In adults, emergency warning signs includes, but is not limited to:
Difficulty breathing or shortness of breath,
Persistent pain or pressure in the chest,
New confusion or inability to arouse, and
Bluish lips or face.
How does it spread?
“COVID-19 is mainly spread through droplets produced when an infected person coughs, sneezes, or speaks,” the WHO reported. “To protect yourself, clean your hands frequently and thoroughly.”
Those droplets may fall on objects and surfaces around the infected person. Touching those surfaces and then touching one’s face — eyes, nose or mouth — are one of the ways the disease is spread between people. If close to an infected person, the droplets they exhale while talking or breathing, can be inhaled — posing another way the disease is spread.
In the early stages of the disease, people may not feel ill and may develop a mild cough, which can then spread the disease.
Masks are not recommended for people who are not ill. Those who are sick and use a mask to protect others should only wear a disposable face mask once. Health experts across the county have noted those who are not ill or not caring for an ill person are not in need of a mask and may be contributing to a short supply for those who do need to use them.
The WHO notes there is no evidence that the disease is transmitted by pets, although one dog was reported to have been infected in Hong Kong.
How long does it last on surfaces?
In a CNN Global Town Hall, Dr. Anthony Fauci, director of the National Institute of Allergy and Infectious Diseases, was asked how long COVID-19 could last on mail. Fauci said it might be two hours on that type of surface but may not exist there in sufficient amounts to infect someone.
“The likelihood of an infected person contaminating commercial goods is low and the risk of catching the virus that causes COVID-19 from a package that has been moved, traveled, and exposed to different conditions and temperature is also low,” the WHO stated.
The WHO also reported preliminary information suggests the virus may persist on surfaces for a few hours or up to several days, varying for many factors including surface type, temperature and humidity.
Surfaces may be cleaned with a simple disinfectant. The CDC recommends cleaning frequently touched surfaces and objects daily, such as tables, counter tops, light switches, doorknobs, and cabinet handles and using a regular household detergent and water. Tip: If surfaces are dirty, they should be cleaned using a detergent and water prior to disinfection.
Washing and disinfecting common areas, washing hands and avoiding touching one’s face are all widely recommended.
To make a bleach solution, the CDC recommends using 5 tablespoons or a third of a cup of bleach per gallon of water or 4 tablespoons of bleach per quart of water. Make sure alcohol solutions have at least 70% alcohol.
Experts during the CNN Global Town Hall also noted washing clothes in soap and water is enough to disinfect them, but the hamper or basket holding the clothes would also need to be disinfected.
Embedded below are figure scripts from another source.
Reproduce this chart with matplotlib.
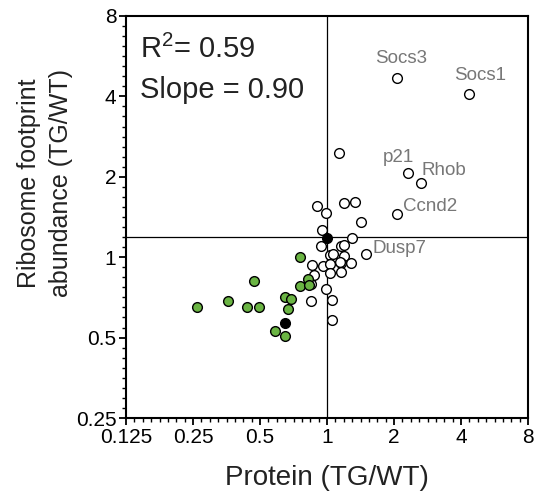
import matplotlib
matplotlib.use('Agg')
import matplotlib.pyplot as plt
import numpy as np
from matplotlib import ticker

plt.rcParams['font.family'] = ['Liberation Sans', 'DejaVu Sans']
plt.rcParams['mathtext.fontset'] = 'custom'
plt.rcParams['mathtext.rm'] = 'Liberation Sans'

# open circles (protein, footprint)
open_x = [2.06, 4.36, 2.30, 2.63, 2.06, 1.49, 1.13,
          1.19, 1.34, 1.42, 1.29, 0.90, 0.99, 0.95, 0.94,
          1.15, 1.19, 1.03, 1.06, 1.19,
          0.86, 0.956, 1.035, 1.15, 1.14, 1.28,
          1.035, 1.15, 0.874, 0.845, 0.987,
          0.847, 1.05, 1.05]
open_y = [4.67, 4.10, 2.07, 1.89, 1.45, 1.026, 2.46,
          1.59, 1.61, 1.35, 1.185, 1.56, 1.46, 1.26, 1.106,
          1.10, 1.11, 1.02, 1.03, 1.01,
          0.936, 0.928, 0.944, 0.952, 0.963, 0.955,
          0.874, 0.884, 0.858, 0.797, 0.763,
          0.684, 0.690, 0.584]

# green circles
green_x = [0.26, 0.359, 0.437, 0.47, 0.493, 0.582, 0.65, 0.69, 0.666, 0.65,
           0.756, 0.754, 0.822, 0.83]
green_y = [0.652, 0.686, 0.65, 0.815, 0.65, 0.53, 0.707, 0.698, 0.641, 0.506,
           1.0, 0.781, 0.827, 0.79]

# black circles
black_x = [1.0, 0.646]
black_y = [1.175, 0.565]

# gene labels
gene_names = ['Socs3', 'Socs1', 'p21', 'Rhob', 'Ccnd2', 'Dusp7']
gene_x = [2.15, 4.87, 2.10, 2.66, 2.19, 1.60]
gene_y = [5.56, 4.80, 2.37, 2.12, 1.55, 1.08]
gene_ha = ['center', 'center', 'center', 'left', 'left', 'left']

xticks = [0.125, 0.25, 0.5, 1, 2, 4, 8]
xticklabels = ['0.125', '0.25', '0.5', '1', '2', '4', '8']
yticks = [0.25, 0.5, 1, 2, 4, 8]
yticklabels = ['0.25', '0.5', '1', '2', '4', '8']

hline_y = 1.19
vline_x = 1.0

fig = plt.figure(figsize=(5.34, 5.0), dpi=100)
ax = fig.add_axes([0.236, 0.164, 0.753, 0.804])

ax.set_xscale('log', base=2)
ax.set_yscale('log', base=2)
ax.set_xlim(0.125, 8)
ax.set_ylim(0.25, 8)

ax.axhline(hline_y, color='black', lw=0.9, zorder=1)
ax.axvline(vline_x, color='black', lw=0.9, zorder=1)

ms = 7.0
ax.plot(open_x, open_y, 'o', ms=ms, mfc='white', mec='black', mew=1.0, zorder=3)
ax.plot(green_x, green_y, 'o', ms=ms, mfc='#6ab443', mec='black', mew=1.0, zorder=3)
ax.plot(black_x, black_y, 'o', ms=ms, mfc='black', mec='black', mew=1.0, zorder=4)

for name, gx, gy, ha in zip(gene_names, gene_x, gene_y, gene_ha):
    ax.text(gx, gy, name, ha=ha, va='center', fontsize=13.5, color='#777777')

ax.text(0.035, 0.896, 'R$^2$= 0.59', transform=ax.transAxes, fontsize=21,
        ha='left', va='baseline', color='#222222')
ax.text(0.035, 0.796, 'Slope = 0.90', transform=ax.transAxes, fontsize=21,
        ha='left', va='baseline', color='#222222')

ax.set_xticks(xticks)
ax.set_xticklabels(xticklabels)
ax.set_yticks(yticks)
ax.set_yticklabels(yticklabels)
minor = [2.0 ** (k / 8) for k in range(-24, 25) if k % 8 != 0]
ax.xaxis.set_minor_locator(ticker.FixedLocator(minor))
ax.yaxis.set_minor_locator(ticker.FixedLocator(minor))
ax.xaxis.set_minor_formatter(ticker.NullFormatter())
ax.yaxis.set_minor_formatter(ticker.NullFormatter())

ax.tick_params(which='major', direction='out', length=5, width=1.3, labelsize=15, pad=2)
ax.tick_params(which='minor', direction='out', length=3, width=1.0)
for s in ax.spines.values():
    s.set_linewidth(1.5)

ax.set_xlabel('Protein (TG/WT)', fontsize=20, color='#222222')
ax.xaxis.set_label_coords(0.5, -0.117)
ax.set_ylabel('Ribosome footprint\nabundance (TG/WT)', fontsize=18,
              linespacing=1.4, color='#222222')
ax.yaxis.set_label_coords(-0.132, 0.585)

fig.savefig('out.png', dpi=100)
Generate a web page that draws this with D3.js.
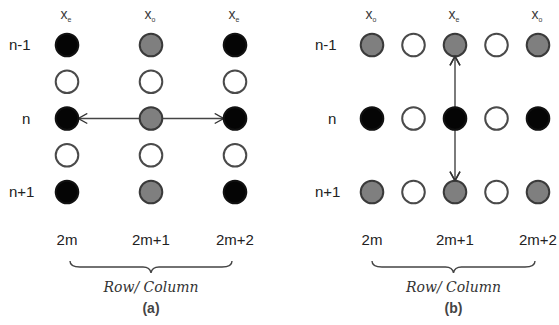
<!DOCTYPE html>
<html>
<head>
<meta charset="utf-8">
<script src="https://cdn.jsdelivr.net/npm/d3@7"></script>
<style>
  body { margin: 0; background: #fff; }
</style>
</head>
<body>
<script>
// rows shared by both panels (blank ones are the in-between rows of panel a)
const rowKeys = ["n-1", "r1", "n", "r3", "n+1"];
const rowLabels = ["n-1", "", "n", "", "n+1"];

// panel (a): 3 columns x 5 rows
const headersA = ["e", "o", "e"];
const cellsA = [
    ["black", "grey", "black"],
    ["white", "white", "white"],
    ["black", "grey", "black"],
    ["white", "white", "white"],
    ["black", "grey", "black"]
];
const bottomA = ["2m", "2m+1", "2m+2"];

// panel (b): 5 columns x 3 rows
const rowsB = ["n-1", "n", "n+1"];
const headersB = ["o", "", "e", "", "o"];
const cellsB = [
    ["grey", "white", "grey", "white", "grey"],
    ["black", "white", "black", "white", "black"],
    ["grey", "white", "grey", "white", "grey"]
];
const bottomB = ["2m", "", "2m+1", "", "2m+2"];

function main(){
    const svg = d3.select("body").append("svg")
        .attr("width", 559)
        .attr("height", 325)
        .attr("font-family", "Liberation Sans, Arial, sans-serif");

    const defs = svg.append("defs");
    defs.append("marker")
        .attr("id", "head")
        .attr("viewBox", "-1 -6 12 12")
        .attr("refX", 9).attr("refY", 0)
        .attr("markerWidth", 12).attr("markerHeight", 12)
        .attr("markerUnits", "userSpaceOnUse")
        .attr("orient", "auto-start-reverse")
        .append("path")
        .attr("d", "M0,-5 L9,0 L0,5")
        .attr("fill", "none")
        .attr("stroke", "#333")
        .attr("stroke-width", 1.4);

    const yScale = d3.scalePoint().domain(rowKeys).range([45, 192]);
    const xA = d3.scalePoint().domain(d3.range(3)).range([67, 235]);
    const xB = d3.scalePoint().domain(d3.range(5)).range([372, 538]);

    const fill = {black: "#050505", grey: "#7f7f7f", white: "#ffffff"};
    const stroke = {black: "#111", grey: "#3a3a3a", white: "#4a4a4a"};
    const r = 11.3;

    // ---- panel (a) ----
    const gA = svg.append("g");

    gA.append("line")
        .attr("x1", xA(0) + r).attr("x2", xA(2) - r)
        .attr("y1", yScale("n")).attr("y2", yScale("n"))
        .attr("stroke", "#444").attr("stroke-width", 1.4)
        .attr("marker-start", "url(#head)")
        .attr("marker-end", "url(#head)");

    cellsA.forEach((row, i) => {
        gA.selectAll(null)
            .data(row)
            .enter()
            .append("circle")
            .attr("cx", (d, j) => xA(j))
            .attr("cy", yScale(rowKeys[i]))
            .attr("r", r)
            .attr("fill", d => fill[d])
            .attr("stroke", d => stroke[d])
            .attr("stroke-width", 2);
    });

    drawLabels(gA, xA, headersA, rowLabels.map((t, i) => ({t: t, k: rowKeys[i]})), 9);
    drawBottom(gA, xA, bottomA, "(a)", xA(0) + 3, xA(2) - 3);

    // ---- panel (b) ----
    const gB = svg.append("g");
    const cx = xB(2);
    gB.append("line")
        .attr("x1", cx).attr("x2", cx)
        .attr("y1", yScale("n")).attr("y2", yScale("n-1") + r)
        .attr("stroke", "#444").attr("stroke-width", 1.4)
        .attr("marker-end", "url(#head)");
    gB.append("line")
        .attr("x1", cx).attr("x2", cx)
        .attr("y1", yScale("n")).attr("y2", yScale("n+1") - r)
        .attr("stroke", "#444").attr("stroke-width", 1.4)
        .attr("marker-end", "url(#head)");

    cellsB.forEach((row, i) => {
        gB.selectAll(null)
            .data(row)
            .enter()
            .append("circle")
            .attr("cx", (d, j) => xB(j))
            .attr("cy", yScale(rowsB[i]))
            .attr("r", r)
            .attr("fill", d => fill[d])
            .attr("stroke", d => stroke[d])
            .attr("stroke-width", 2);
    });
    // arrow heads again on top of the circles
    gB.append("line")
        .attr("x1", cx).attr("x2", cx)
        .attr("y1", yScale("n-1") + r + 1).attr("y2", yScale("n-1") + r)
        .attr("stroke", "none")
        .attr("marker-end", "url(#head)");
    gB.append("line")
        .attr("x1", cx).attr("x2", cx)
        .attr("y1", yScale("n+1") - r - 1).attr("y2", yScale("n+1") - r)
        .attr("stroke", "none")
        .attr("marker-end", "url(#head)");

    drawLabels(gB, xB, headersB, rowsB.map(t => ({t: t, k: t})), 315);
    drawBottom(gB, xB, bottomB, "(b)", xB(0), xB(4) - 3);

    function drawLabels(g, xs, headers, rows, left){
        const idxs = headers.map((v, j) => v !== "" ? j : -1).filter(j => j >= 0);
        g.selectAll(null)
            .data(idxs)
            .enter()
            .append("text")
            .attr("x", j => xs(j) - 1)
            .attr("y", 19)
            .attr("text-anchor", "middle")
            .attr("font-size", 14)
            .attr("fill", "#3a3a3a")
            .each(function(j){
                d3.select(this).append("tspan").text("x");
                d3.select(this).append("tspan")
                    .attr("font-size", 7)
                    .attr("dy", 3)
                    .text(headers[j]);
            });

        g.selectAll(null)
            .data(rows.filter(d => d.t !== ""))
            .enter()
            .append("text")
            .attr("x", d => d.t === "n" ? left + 13 : left)
            .attr("y", d => yScale(d.k) + 5)
            .attr("font-size", 15)
            .attr("fill", "#222")
            .text(d => d.t);
    }

    function drawBottom(g, xs, labels, cap, bx1, bx2){
        g.selectAll(null)
            .data(labels)
            .enter()
            .append("text")
            .attr("x", (d, j) => xs(j))
            .attr("y", 245)
            .attr("text-anchor", "middle")
            .attr("font-size", 15)
            .attr("fill", "#222")
            .text(d => d);

        const mid = (bx1 + bx2) / 2, y = 261, h = 6;
        const p = d3.path();
        p.moveTo(bx1, y);
        p.quadraticCurveTo(bx1, y + h, bx1 + 10, y + h);
        p.lineTo(mid - 8, y + h);
        p.quadraticCurveTo(mid - 1, y + h, mid, y + h * 2);
        p.quadraticCurveTo(mid + 1, y + h, mid + 8, y + h);
        p.lineTo(bx2 - 10, y + h);
        p.quadraticCurveTo(bx2, y + h, bx2, y);
        g.append("path")
            .attr("d", p.toString())
            .attr("fill", "none")
            .attr("stroke", "#444")
            .attr("stroke-width", 1.4);

        g.append("text")
            .attr("x", mid)
            .attr("y", 292)
            .attr("text-anchor", "middle")
            .attr("font-family", "DejaVu Serif, serif")
            .attr("font-style", "italic")
            .attr("font-size", 14)
            .attr("fill", "#333")
            .text("Row/ Column");

        g.append("text")
            .attr("x", mid)
            .attr("y", 313)
            .attr("text-anchor", "middle")
            .attr("font-size", 14)
            .attr("font-weight", "bold")
            .attr("fill", "#444")
            .text(cap);
    }
}
main();
</script>
</body>
</html>
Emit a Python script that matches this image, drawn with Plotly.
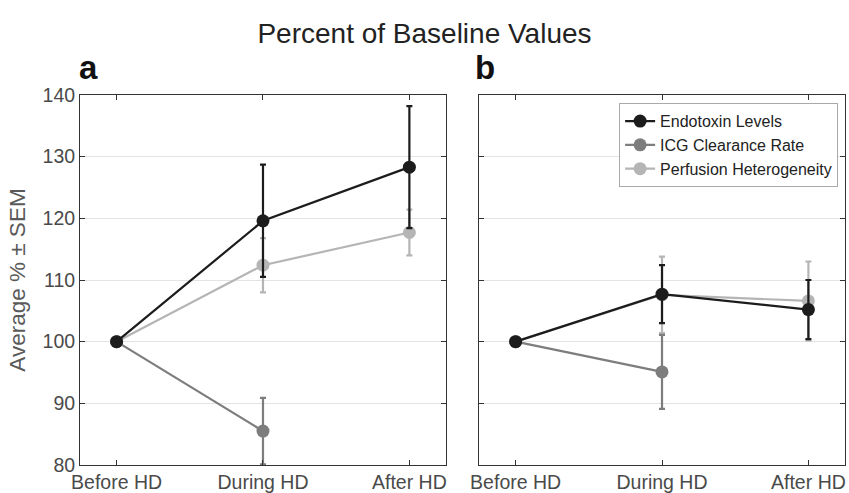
import plotly.graph_objects as go

categories = ["Before HD", "During HD", "After HD"]
series_names = ["Endotoxin Levels", "ICG Clearance Rate", "Perfusion Heterogeneity"]

# Panel a
a_endotoxin = [100, 119.6, 128.3]
a_endotoxin_err = [0, 9.1, 9.9]
a_icg = [100, 85.5, None]
a_icg_err = [0, 5.4, 0]
a_perf = [100, 112.4, 117.7]
a_perf_err = [0, 4.4, 3.7]

# Panel b
b_endotoxin = [100, 107.7, 105.2]
b_endotoxin_err = [0, 4.7, 4.8]
b_icg = [100, 95.1, None]
b_icg_err = [0, 6.0, 0]
b_perf = [100, 107.6, 106.6]
b_perf_err = [0, 6.2, 6.4]

y_ticks = [80, 90, 100, 110, 120, 130, 140]

colors = {"Endotoxin Levels": "#1c1c1c", "ICG Clearance Rate": "#7d7d7d",
          "Perfusion Heterogeneity": "#b5b5b5"}

FONT = "Liberation Sans, Arial, Helvetica"

fig = go.Figure()
xidx = list(range(len(categories)))

def add(panel, name, vals, errs, rank, show):
    c = colors[name]
    fig.add_trace(go.Scatter(
        x=xidx, y=vals, name=name, mode="lines+markers",
        line=dict(color=c, width=2.2),
        marker=dict(color=c, size=13),
        error_y=dict(type="data", array=errs, visible=True, color=c, thickness=2.2, width=3),
        xaxis="x" if panel == "a" else "x2", yaxis="y" if panel == "a" else "y2",
        showlegend=show, legendrank=rank, connectgaps=False))

for panel, data in [("a", [(a_perf, a_perf_err), (a_icg, a_icg_err), (a_endotoxin, a_endotoxin_err)]),
                    ("b", [(b_perf, b_perf_err), (b_icg, b_icg_err), (b_endotoxin, b_endotoxin_err)])]:
    names = ["Perfusion Heterogeneity", "ICG Clearance Rate", "Endotoxin Levels"]
    ranks = [3, 2, 1]
    for (v, e), n, r in zip(data, names, ranks):
        add(panel, n, v, e, r, panel == "b")

axis_common = dict(showline=True, linecolor="#333333", linewidth=1, mirror="ticks",
                   ticks="inside", ticklen=5, tickcolor="#333333",
                   tickfont=dict(family=FONT, size=19.5, color="#4a4a4a"),
                   zeroline=False, automargin=False)

xa = dict(axis_common, range=[-0.25, 2.25], tickmode="array", tickvals=xidx,
          ticktext=categories, showgrid=False)
ya = dict(axis_common, range=[80, 140], tickmode="array", tickvals=y_ticks,
          showgrid=True, gridcolor="#e3e3e3", gridwidth=1)

fig.update_layout(
    width=849, height=493,
    margin=dict(l=80, r=4, t=95, b=28),
    plot_bgcolor="white", paper_bgcolor="white",
    xaxis=dict(xa, domain=[0, 0.4784]),
    xaxis2=dict(xa, domain=[0.5216, 1], anchor="y2"),
    yaxis=dict(ya, title=dict(text="Average % ± SEM", standoff=10,
                              font=dict(family=FONT, size=22.5, color="#5a5a5a"))),
    yaxis2=dict(ya, anchor="x2", showticklabels=False),
    legend=dict(x=0.991, y=0.978, xanchor="right", yanchor="top",
                bgcolor="white", bordercolor="#aaaaaa", borderwidth=1,
                font=dict(family=FONT, size=16, color="#222222"),
                tracegroupgap=0, itemwidth=30),
    showlegend=True,
    title=dict(text="Percent of Baseline Values", x=0.5, xanchor="center", y=0.933, yanchor="middle",
               font=dict(family=FONT, size=28, color="#222222")),
    annotations=[
        dict(text="<b>a</b>", xref="paper", yref="paper", x=0.0105, y=1.073, xanchor="center",
             yanchor="middle", showarrow=False,
             font=dict(family=FONT, size=33, color="#111111")),
        dict(text="<b>b</b>", xref="paper", yref="paper", x=0.529, y=1.073, xanchor="center",
             yanchor="middle", showarrow=False,
             font=dict(family=FONT, size=33, color="#111111")),
    ],
)

fig.write_html("out.html", config={"displayModeBar": False},
               post_script="document.body.style.margin='0';")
The list from the CDC includes:
Avoid close contact with people who are sick. Consider staying at home if in a high risk group.
Stay home when you are sick, except to get medical care.
Cover your coughs and sneezes with a tissue.
For disinfection, a list of products with Environmental Protection Agency approved emerging viral pathogens claims, maintained by the American Chemistry Council Center for Biocide Chemistries, is available at https://bit.ly/3cUvBxH
Wash your hands often with soap and water for at least 20 seconds, especially after going to the bathroom; before eating; and after blowing your nose, coughing, or sneezing. If soap and water are not readily available, use a hand sanitizer that contains at least 60% alcohol. Always wash your hands with soap and water if your hands are visibly dirty.
Best practices for hand washing
To wash hands: wet hands with clean running water, then apply soap. Lather hands thoroughly for 20 seconds, including the back of hands, interlacing fingers, including the thumb and under fingernails. After the 20 seconds (Tip: hum the “Happy Birthday” song from beginning to end twice) rinse hands and dry with a clean towel or air dry.